| What the exercise asks |
Reproduce every line of the listing as written, apart from the pictures.

--- Recorded data ---

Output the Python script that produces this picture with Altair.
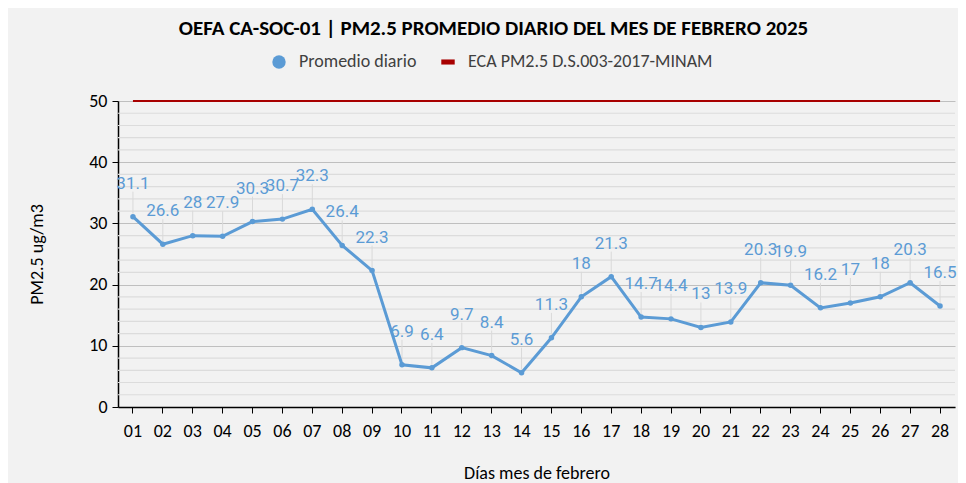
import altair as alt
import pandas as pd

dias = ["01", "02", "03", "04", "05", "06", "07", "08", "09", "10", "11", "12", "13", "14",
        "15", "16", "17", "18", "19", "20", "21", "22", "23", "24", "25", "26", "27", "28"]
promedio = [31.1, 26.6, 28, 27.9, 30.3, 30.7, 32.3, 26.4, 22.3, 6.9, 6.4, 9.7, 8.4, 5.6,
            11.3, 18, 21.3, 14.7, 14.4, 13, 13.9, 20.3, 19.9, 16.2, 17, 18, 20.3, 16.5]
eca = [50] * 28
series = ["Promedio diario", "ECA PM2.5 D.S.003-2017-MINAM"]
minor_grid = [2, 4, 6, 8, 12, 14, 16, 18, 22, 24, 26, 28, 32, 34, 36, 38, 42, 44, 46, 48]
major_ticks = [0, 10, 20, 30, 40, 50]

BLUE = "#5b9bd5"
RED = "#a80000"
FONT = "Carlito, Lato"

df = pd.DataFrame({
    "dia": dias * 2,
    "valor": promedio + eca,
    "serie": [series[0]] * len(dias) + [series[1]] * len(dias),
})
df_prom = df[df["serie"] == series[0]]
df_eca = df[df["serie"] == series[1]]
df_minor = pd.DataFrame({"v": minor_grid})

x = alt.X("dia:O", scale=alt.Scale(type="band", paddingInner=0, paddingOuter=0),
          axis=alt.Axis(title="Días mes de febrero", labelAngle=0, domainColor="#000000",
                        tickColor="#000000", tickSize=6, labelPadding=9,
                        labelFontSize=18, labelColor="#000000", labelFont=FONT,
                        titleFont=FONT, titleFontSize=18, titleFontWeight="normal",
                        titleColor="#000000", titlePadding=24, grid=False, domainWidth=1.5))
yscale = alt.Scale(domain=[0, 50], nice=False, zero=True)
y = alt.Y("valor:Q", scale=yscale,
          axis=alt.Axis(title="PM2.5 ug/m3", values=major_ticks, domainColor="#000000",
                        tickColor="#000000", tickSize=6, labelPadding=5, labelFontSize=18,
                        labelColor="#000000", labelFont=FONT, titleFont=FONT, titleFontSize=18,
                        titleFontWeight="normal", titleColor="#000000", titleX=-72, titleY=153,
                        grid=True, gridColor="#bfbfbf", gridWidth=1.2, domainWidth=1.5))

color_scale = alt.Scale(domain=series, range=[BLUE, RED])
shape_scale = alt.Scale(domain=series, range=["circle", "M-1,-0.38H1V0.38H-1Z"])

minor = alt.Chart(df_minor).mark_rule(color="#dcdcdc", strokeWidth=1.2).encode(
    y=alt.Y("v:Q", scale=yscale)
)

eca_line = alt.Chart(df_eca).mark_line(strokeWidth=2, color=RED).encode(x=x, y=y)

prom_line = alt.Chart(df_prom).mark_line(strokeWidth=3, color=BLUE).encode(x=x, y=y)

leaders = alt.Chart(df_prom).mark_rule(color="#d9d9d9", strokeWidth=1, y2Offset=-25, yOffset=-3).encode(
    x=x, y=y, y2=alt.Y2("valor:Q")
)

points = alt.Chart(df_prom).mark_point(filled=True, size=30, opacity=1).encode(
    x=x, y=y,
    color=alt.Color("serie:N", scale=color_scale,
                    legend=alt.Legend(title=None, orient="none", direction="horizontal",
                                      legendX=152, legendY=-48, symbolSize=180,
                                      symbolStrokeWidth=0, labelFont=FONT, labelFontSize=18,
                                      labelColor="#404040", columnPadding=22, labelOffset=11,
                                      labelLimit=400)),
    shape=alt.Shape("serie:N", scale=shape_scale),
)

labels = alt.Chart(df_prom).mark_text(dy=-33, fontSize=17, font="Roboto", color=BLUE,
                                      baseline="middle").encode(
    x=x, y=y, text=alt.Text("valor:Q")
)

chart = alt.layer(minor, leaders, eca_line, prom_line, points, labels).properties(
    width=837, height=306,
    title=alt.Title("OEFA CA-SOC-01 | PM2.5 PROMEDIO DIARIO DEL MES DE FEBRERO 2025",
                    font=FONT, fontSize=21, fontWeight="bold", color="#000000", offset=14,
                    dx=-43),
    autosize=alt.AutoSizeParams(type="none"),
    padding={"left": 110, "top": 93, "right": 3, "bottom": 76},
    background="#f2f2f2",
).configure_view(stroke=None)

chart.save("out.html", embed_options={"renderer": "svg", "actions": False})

---

| Final result |
Output the Python script that produces this picture with Altair.
import altair as alt
import pandas as pd

dias = ["01", "02", "03", "04", "05", "06", "07", "08", "09", "10", "11", "12", "13", "14",
        "15", "16", "17", "18", "19", "20", "21", "22", "23", "24", "25", "26", "27", "28"]
promedio = [31.1, 26.6, 28, 27.9, 30.3, 30.7, 32.3, 26.4, 22.3, 6.9, 6.4, 9.7, 8.4, 5.6,
            11.3, 18, 21.3, 14.7, 14.4, 13, 13.9, 20.3, 19.9, 16.2, 17, 18, 20.3, 16.5]
eca = [50] * 28
series = ["Promedio diario", "ECA PM2.5 D.S.003-2017-MINAM"]
minor_grid = [2, 4, 6, 8, 12, 14, 16, 18, 22, 24, 26, 28, 32, 34, 36, 38, 42, 44, 46, 48]
major_ticks = [0, 10, 20, 30, 40, 50]

BLUE = "#5b9bd5"
RED = "#a80000"
FONT = "Carlito, Lato"

df = pd.DataFrame({
    "dia": dias * 2,
    "valor": promedio + eca,
    "serie": [series[0]] * len(dias) + [series[1]] * len(dias),
})
df_prom = df[df["serie"] == series[0]]
df_eca = df[df["serie"] == series[1]]
df_minor = pd.DataFrame({"v": minor_grid})

x = alt.X("dia:O", scale=alt.Scale(type="band", paddingInner=0, paddingOuter=0),
          axis=alt.Axis(title="Días mes de febrero", labelAngle=0, domainColor="#000000",
                        tickColor="#000000", tickSize=6, labelPadding=9,
                        labelFontSize=18, labelColor="#000000", labelFont=FONT,
                        titleFont=FONT, titleFontSize=18, titleFontWeight="normal",
                        titleColor="#000000", titlePadding=24, grid=False, domainWidth=1.5))
yscale = alt.Scale(domain=[0, 50], nice=False, zero=True)
y = alt.Y("valor:Q", scale=yscale,
          axis=alt.Axis(title="PM2.5 ug/m3", values=major_ticks, domainColor="#000000",
                        tickColor="#000000", tickSize=6, labelPadding=5, labelFontSize=18,
                        labelColor="#000000", labelFont=FONT, titleFont=FONT, titleFontSize=18,
                        titleFontWeight="normal", titleColor="#000000", titleX=-72, titleY=153,
                        grid=True, gridColor="#bfbfbf", gridWidth=1.2, domainWidth=1.5))

color_scale = alt.Scale(domain=series, range=[BLUE, RED])
shape_scale = alt.Scale(domain=series, range=["circle", "M-1,-0.38H1V0.38H-1Z"])

minor = alt.Chart(df_minor).mark_rule(color="#dcdcdc", strokeWidth=1.2).encode(
    y=alt.Y("v:Q", scale=yscale)
)

eca_line = alt.Chart(df_eca).mark_line(strokeWidth=2, color=RED).encode(x=x, y=y)

prom_line = alt.Chart(df_prom).mark_line(strokeWidth=3, color=BLUE).encode(x=x, y=y)

leaders = alt.Chart(df_prom).mark_rule(color="#d9d9d9", strokeWidth=1, y2Offset=-25, yOffset=-3).encode(
    x=x, y=y, y2=alt.Y2("valor:Q")
)

points = alt.Chart(df_prom).mark_point(filled=True, size=30, opacity=1).encode(
    x=x, y=y,
    color=alt.Color("serie:N", scale=color_scale,
                    legend=alt.Legend(title=None, orient="none", direction="horizontal",
                                      legendX=152, legendY=-48, symbolSize=180,
                                      symbolStrokeWidth=0, labelFont=FONT, labelFontSize=18,
                                      labelColor="#404040", columnPadding=22, labelOffset=11,
                                      labelLimit=400)),
    shape=alt.Shape("serie:N", scale=shape_scale),
)

labels = alt.Chart(df_prom).mark_text(dy=-33, fontSize=17, font="Roboto", color=BLUE,
                                      baseline="middle").encode(
    x=x, y=y, text=alt.Text("valor:Q")
)

chart = alt.layer(minor, leaders, eca_line, prom_line, points, labels).properties(
    width=837, height=306,
    title=alt.Title("OEFA CA-SOC-01 | PM2.5 PROMEDIO DIARIO DEL MES DE FEBRERO 2025",
                    font=FONT, fontSize=21, fontWeight="bold", color="#000000", offset=14,
                    dx=-43),
    autosize=alt.AutoSizeParams(type="none"),
    padding={"left": 110, "top": 93, "right": 3, "bottom": 76},
    background="#f2f2f2",
).configure_view(stroke=None)

chart.save("out.html", embed_options={"renderer": "svg", "actions": False})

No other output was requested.